La seconde raison de cet élargissement, c’est que le recours, d’ailleurs très libre, à ces autres sources, permettait de composer des prières plus pédagogiques, parce que plus claires dans leur schéma et plus explicitées dans leurs formules essentielles que le Canon romain lui-même. Ainsi, leur usage, alternant avec l’usage de ce dernier, loin de lui nuire, le rendrait lui-même plus assimilable et donc plus fructueux. La prière numéro 2, en effet, synthétise de la façon à la fois la plus simple et la plus ramassée la prière eucharistique, comme évocation dans l’action de grâce de l’œuvre créatrice et rédemptrice aboutissant à la croix de Jésus, comme présentation au Père de son mémorial sacrificiel, et comme invocation de l’Esprit pour que nous fassions nôtre, dans le sacrement, la présence transfigurante du Christ sacrificateur et sacrifié.

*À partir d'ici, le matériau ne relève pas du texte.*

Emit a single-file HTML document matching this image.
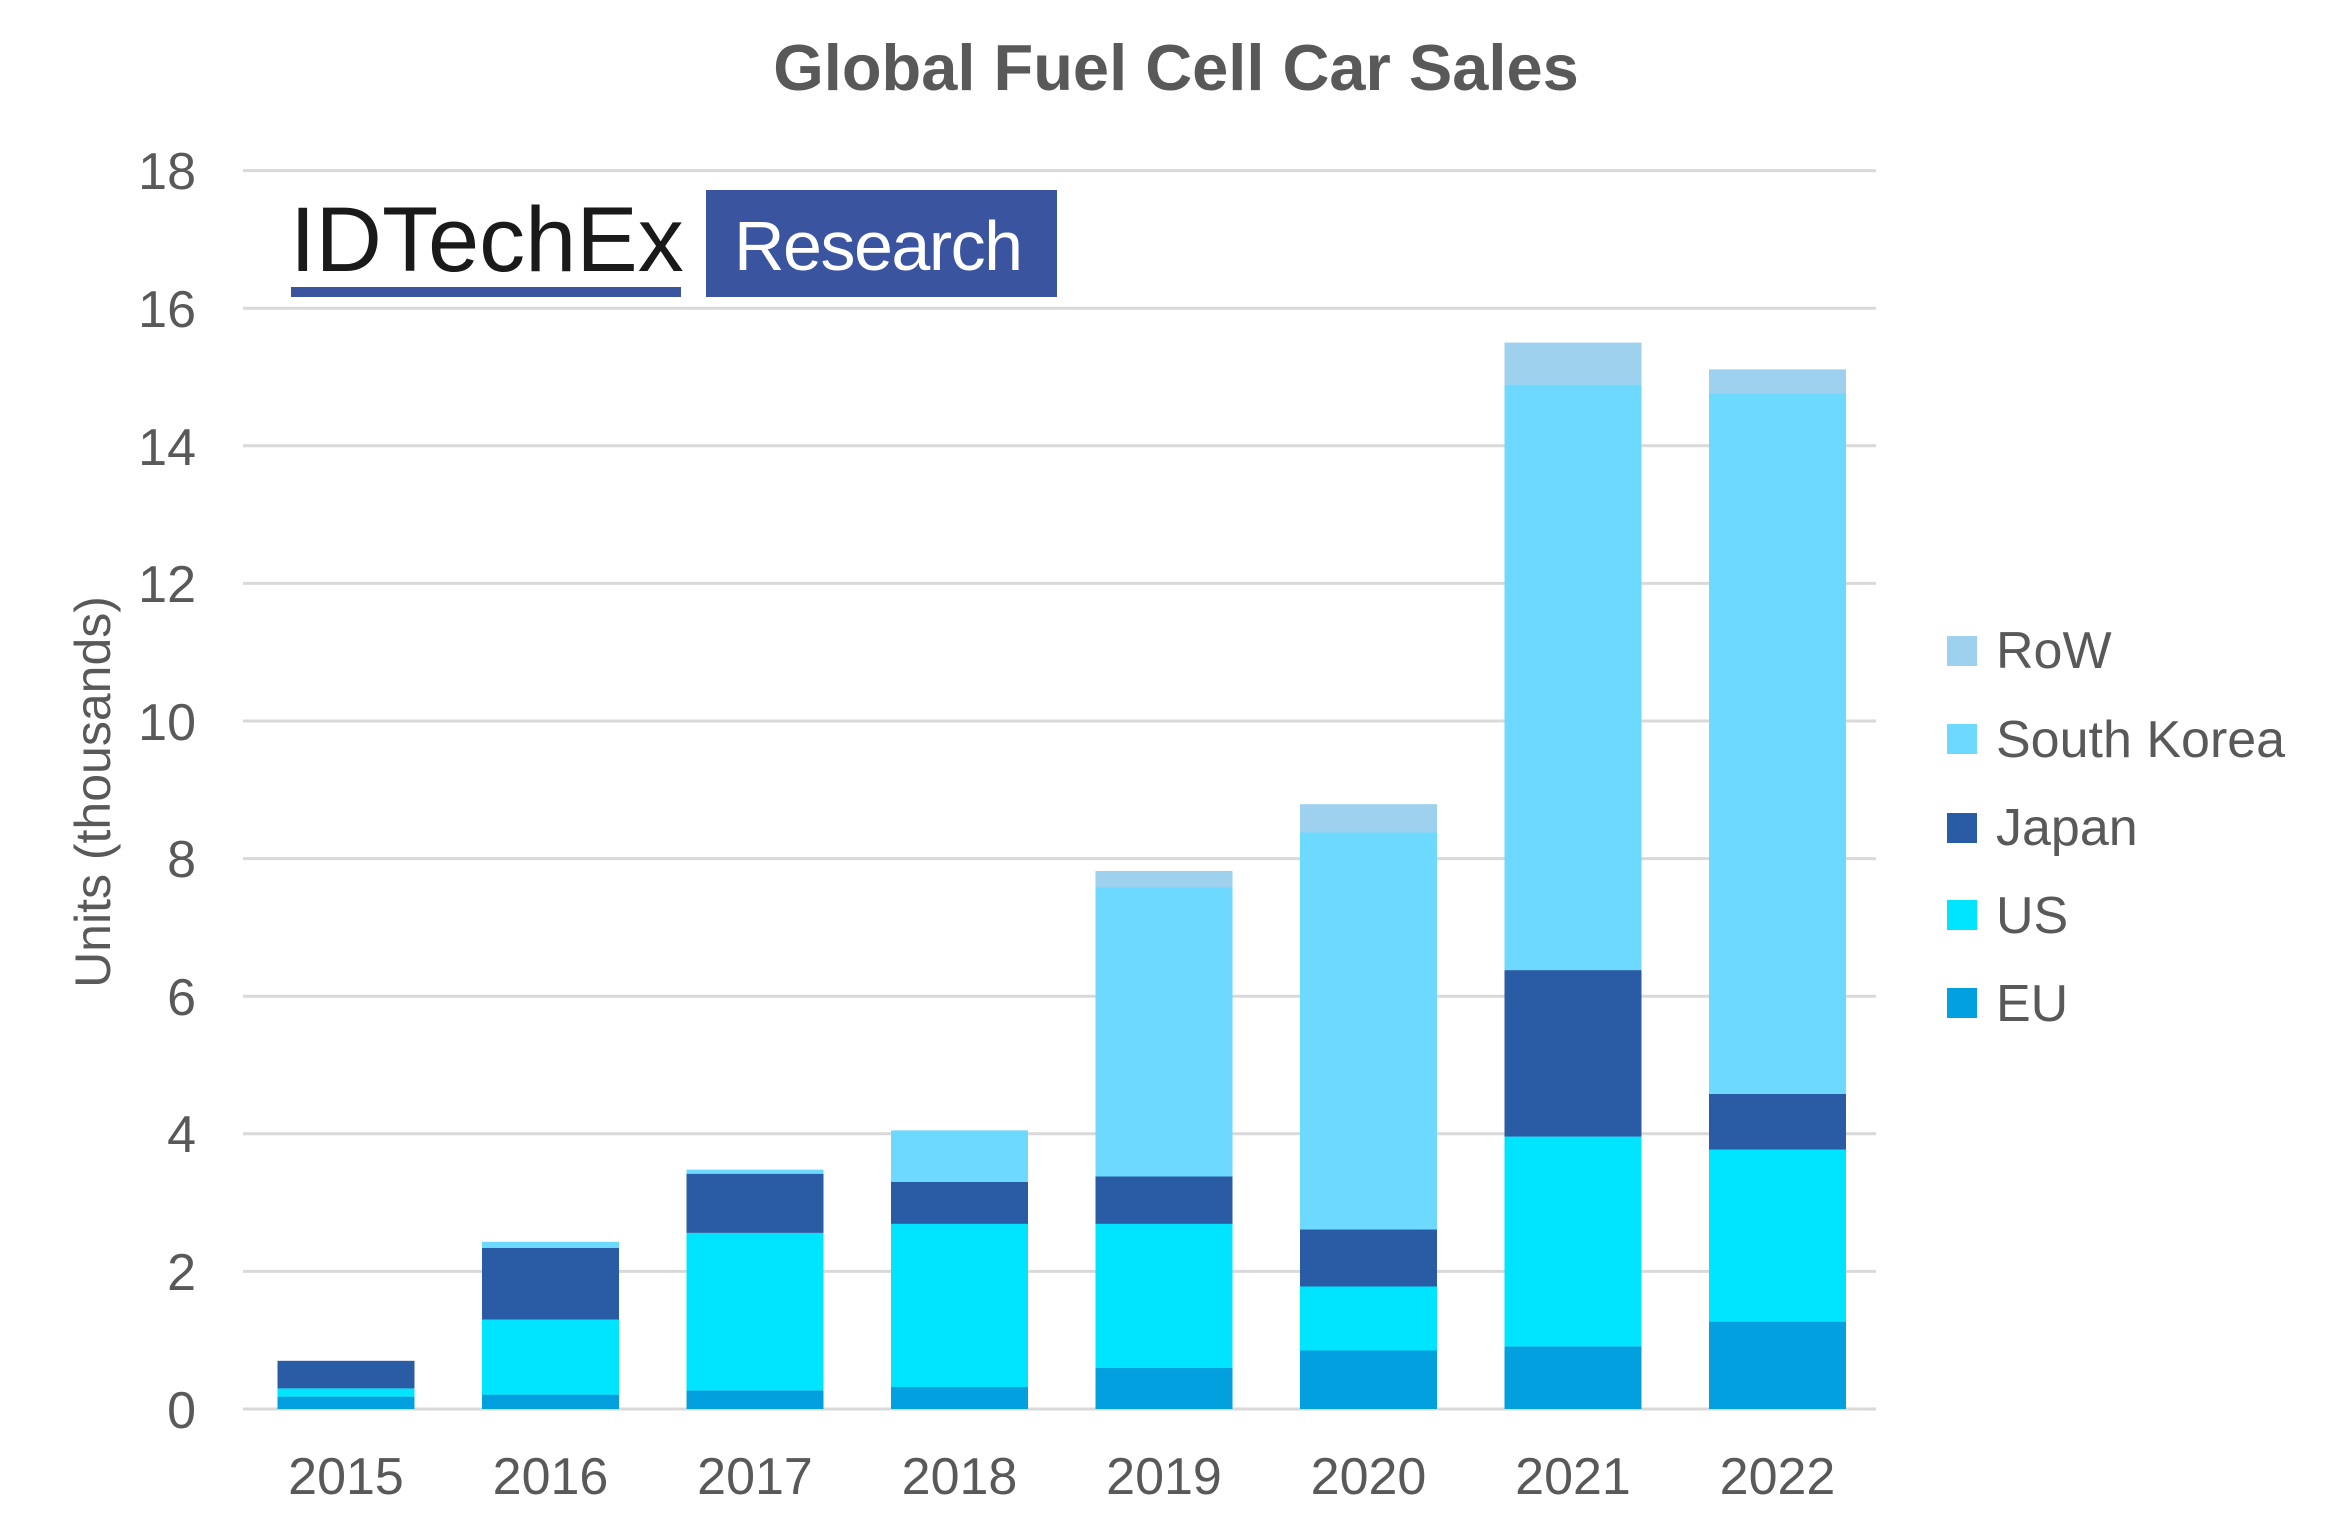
<!DOCTYPE html>
<html><head><meta charset="utf-8"><style>html,body{margin:0;padding:0;background:#fff}</style></head>
<body>
<svg width="2342" height="1534" viewBox="0 0 2342 1534" xmlns="http://www.w3.org/2000/svg" font-family="Liberation Sans, Arial, sans-serif">
<rect width="2342" height="1534" fill="#fff"/>
<text x="1176" y="90" text-anchor="middle" font-size="65" font-weight="bold" fill="#595959">Global Fuel Cell Car Sales</text>
<g stroke="#d9d9d9" stroke-width="3">
<line x1="243" x2="1876" y1="1409" y2="1409"/>
<line x1="243" x2="1876" y1="1271.4" y2="1271.4"/>
<line x1="243" x2="1876" y1="1133.8" y2="1133.8"/>
<line x1="243" x2="1876" y1="996.2" y2="996.2"/>
<line x1="243" x2="1876" y1="858.6" y2="858.6"/>
<line x1="243" x2="1876" y1="721" y2="721"/>
<line x1="243" x2="1876" y1="583.4" y2="583.4"/>
<line x1="243" x2="1876" y1="445.8" y2="445.8"/>
<line x1="243" x2="1876" y1="308.2" y2="308.2"/>
<line x1="243" x2="1876" y1="170.6" y2="170.6"/>
</g>
<g font-size="52" fill="#595959" text-anchor="end">
<text x="196" y="1428">0</text><text x="196" y="1290">2</text><text x="196" y="1152">4</text><text x="196" y="1015">6</text><text x="196" y="877">8</text><text x="196" y="740">10</text><text x="196" y="602">12</text><text x="196" y="465">14</text><text x="196" y="327">16</text><text x="196" y="189">18</text>
</g>
<text transform="translate(110,792) rotate(-90)" text-anchor="middle" font-size="50" fill="#595959">Units (thousands)</text>
<g>
<rect x="277.5" y="1396.6" width="137" height="12.4" fill="#03a0e0"/>
<rect x="277.5" y="1388.4" width="137" height="8.2" fill="#00e5ff"/>
<rect x="277.5" y="1360.8" width="137" height="27.6" fill="#2a5ca6"/>

<rect x="482" y="1394.6" width="137" height="14.4" fill="#03a0e0"/>
<rect x="482" y="1319.6" width="137" height="75" fill="#00e5ff"/>
<rect x="482" y="1248" width="137" height="71.6" fill="#2a5ca6"/>
<rect x="482" y="1241.8" width="137" height="6.2" fill="#6dd9ff"/>

<rect x="686.5" y="1390.4" width="137" height="18.6" fill="#03a0e0"/>
<rect x="686.5" y="1232.9" width="137" height="157.5" fill="#00e5ff"/>
<rect x="686.5" y="1173.7" width="137" height="59.2" fill="#2a5ca6"/>
<rect x="686.5" y="1169.6" width="137" height="4.1" fill="#6dd9ff"/>

<rect x="891" y="1387" width="137" height="22" fill="#03a0e0"/>
<rect x="891" y="1223.9" width="137" height="163.1" fill="#00e5ff"/>
<rect x="891" y="1182" width="137" height="41.9" fill="#2a5ca6"/>
<rect x="891" y="1130.4" width="137" height="51.6" fill="#6dd9ff"/>

<rect x="1095.5" y="1367.7" width="137" height="41.3" fill="#03a0e0"/>
<rect x="1095.5" y="1223.9" width="137" height="143.8" fill="#00e5ff"/>
<rect x="1095.5" y="1176.5" width="137" height="47.4" fill="#2a5ca6"/>
<rect x="1095.5" y="887.5" width="137" height="289" fill="#6dd9ff"/>
<rect x="1095.5" y="871" width="137" height="16.5" fill="#9dd1ee"/>

<rect x="1300" y="1350.5" width="137" height="58.5" fill="#03a0e0"/>
<rect x="1300" y="1286.5" width="137" height="64" fill="#00e5ff"/>
<rect x="1300" y="1229.4" width="137" height="57.1" fill="#2a5ca6"/>
<rect x="1300" y="832.5" width="137" height="396.9" fill="#6dd9ff"/>
<rect x="1300" y="804.2" width="137" height="28.3" fill="#9dd1ee"/>

<rect x="1504.5" y="1346.4" width="137" height="62.6" fill="#03a0e0"/>
<rect x="1504.5" y="1136.6" width="137" height="209.8" fill="#00e5ff"/>
<rect x="1504.5" y="970.1" width="137" height="166.5" fill="#2a5ca6"/>
<rect x="1504.5" y="384.6" width="137" height="585.5" fill="#6dd9ff"/>
<rect x="1504.5" y="342.6" width="137" height="42" fill="#9dd1ee"/>

<rect x="1709" y="1321.6" width="137" height="87.4" fill="#03a0e0"/>
<rect x="1709" y="1149.6" width="137" height="172" fill="#00e5ff"/>
<rect x="1709" y="1093.9" width="137" height="55.7" fill="#2a5ca6"/>
<rect x="1709" y="393.5" width="137" height="700.4" fill="#6dd9ff"/>
<rect x="1709" y="369.4" width="137" height="24.1" fill="#9dd1ee"/>
</g>
<g font-size="52" fill="#595959" text-anchor="middle">
<text x="346" y="1494">2015</text><text x="550.5" y="1494">2016</text><text x="755" y="1494">2017</text><text x="959.5" y="1494">2018</text><text x="1164" y="1494">2019</text><text x="1368.5" y="1494">2020</text><text x="1573" y="1494">2021</text><text x="1777.5" y="1494">2022</text>
</g>
<g font-size="52" fill="#595959">
<rect x="1947" y="636" width="30" height="30" fill="#9dd1ee"/><text x="1996" y="668">RoW</text>
<rect x="1947" y="724" width="30" height="30" fill="#6dd9ff"/><text x="1996" y="757">South Korea</text>
<rect x="1947" y="813" width="30" height="30" fill="#2a5ca6"/><text x="1996" y="845">Japan</text>
<rect x="1947" y="900" width="30" height="30" fill="#00e5ff"/><text x="1996" y="933">US</text>
<rect x="1947" y="988" width="30" height="30" fill="#03a0e0"/><text x="1996" y="1021">EU</text>
</g>
<text x="290" y="271" font-size="92" fill="#1a1a1a" letter-spacing="0">IDTechEx</text>
<rect x="291" y="287" width="390" height="10" fill="#3b54a0"/>
<rect x="706" y="190" width="351" height="107" fill="#3b54a0"/>
<text x="734" y="270" font-size="70" fill="#fff" letter-spacing="-1.5">Research</text>
</svg>
</body></html>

La prière numéro 3, de son côté, met pleinement en lumière comment tout cela, devenant nôtre dans le sacrement de l’unique sacrifice, fait de nous tous, et de tous ceux qui, dans le monde entier, viennent à la foi, un seul corps et un seul esprit dans le Christ, une perpétuelle offrande à la louange de la gloire divine.

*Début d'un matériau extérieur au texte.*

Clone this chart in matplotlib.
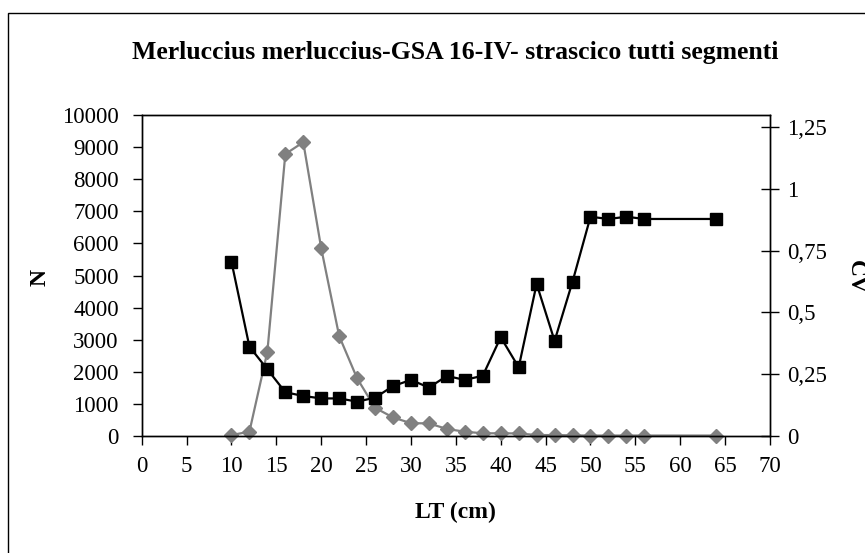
import numpy as np
import matplotlib.pyplot as plt
from matplotlib.patches import Rectangle

# Dati
lt = [10, 12, 14, 16, 18, 20, 22, 24, 26, 28, 30, 32, 34, 36, 38, 40,
      42, 44, 46, 48, 50, 52, 54, 56, 64]
n_vals = [20, 125, 2620, 8790, 9160, 5850, 3110, 1790, 870, 570, 390, 385,
          210, 125, 75, 75, 70, 20, 20, 10, 5, 5, 5, 5, 5]
cv_vals = [0.705, 0.361, 0.269, 0.176, 0.161, 0.151, 0.151, 0.138, 0.154,
           0.201, 0.226, 0.195, 0.242, 0.226, 0.243, 0.399, 0.277, 0.615,
           0.384, 0.624, 0.887, 0.878, 0.887, 0.878, 0.878]

x_ticks = list(range(0, 75, 5))
n_ticks = list(range(0, 11000, 1000))
cv_ticks = [0, 0.25, 0.5, 0.75, 1, 1.25]
cv_labels = ["0", "0,25", "0,5", "0,75", "1", "1,25"]

plt.rcParams['font.family'] = ['Liberation Serif', 'DejaVu Serif']

fig = plt.figure(figsize=(8.65, 5.53), dpi=100)
ax = fig.add_axes([141.7 / 865, 1 - 435.7 / 553, (770 - 141.7) / 865, (435.7 - 115.3) / 553])
ax2 = ax.twinx()

ax.plot(lt, n_vals, color='#808080', lw=1.6, marker='D', markersize=7,
        markerfacecolor='#808080', markeredgecolor='#808080', clip_on=False)
ax2.plot(lt, cv_vals, color='black', lw=1.6, marker='s', markersize=8,
         markerfacecolor='black', markeredgecolor='black', clip_on=False)

ax.set_xlim(0, 70)
ax.set_ylim(0, 10000)
ax2.set_ylim(0, 1.298)
ax.set_xticks(x_ticks)
ax.set_yticks(n_ticks)
ax2.set_yticks(cv_ticks)
ax2.set_yticklabels(cv_labels)

for a in (ax, ax2):
    for s in a.spines.values():
        s.set_linewidth(1.0)
        s.set_color('black')

ax.tick_params(axis='both', direction='out', length=6.5, width=1.0,
               labelsize=16.5, pad=10)
ax.tick_params(axis='x', pad=8)
ax2.tick_params(axis='y', direction='inout', length=13, width=1.0,
                labelsize=16.5, pad=6)

fig.text(455 / 865, 1 - 52 / 553, "Merluccius merluccius-GSA 16-IV- strascico tutti segmenti",
         ha='center', va='center', fontsize=18.5, fontweight='bold')
fig.text(455 / 865, 1 - 512 / 553, "LT (cm)", ha='center', va='center',
         fontsize=17, fontweight='bold')
fig.text(40 / 865, 1 - 278 / 553, "N", ha='center', va='center', rotation=90,
         fontsize=17, fontweight='bold')
fig.text(855 / 865, 1 - 277 / 553, "CV", ha='center', va='center', rotation=-90,
         fontsize=17, fontweight='bold')

# bordo esterno del grafico
fig.add_artist(Rectangle((8 / 865, -0.2), 1.2, 1 - 13 / 553 + 0.2,
                         transform=fig.transFigure, fill=False,
                         edgecolor='black', lw=1.0))

fig.savefig("out.png", dpi=100)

Enfin la prière numéro 4, évoquant toutes les phases préparatoires de l’ancienne alliance et sa consommation dans l’alliance nouvelle annoncée et réalisée par Jésus dans les jours de sa vie terrestre, nous aide à reconnaître comment l’Eucharistie étend effectivement au monde entier, à la vie humaine tout entière le mystère de réconciliation qui est au cœur de l’histoire sainte.

Ces richesses de la tradition qui nous sont rendues

Ici, plus que jamais, une effort nous est demandé pour assimiler dans la méditation et faire nôtres ces richesses de la tradition qui nous sont rendues, sous la forme et dans les termes les plus accessibles à l’homme moderne. Prétendre « dépasser » un tel ressourcement en l’ignorant, sous le prétexte d’une « adaptation » plus poussée aux besoins contemporains, serait méconnaître qu’une adaptation du christianisme d’aucune époque n’a de valeur si elle ne part pas d’une redécouverte des richesses, encore insoupçonnées trop souvent, de l’expérience vitale de l’Eglise dans sa rencontre avec son Chef divin.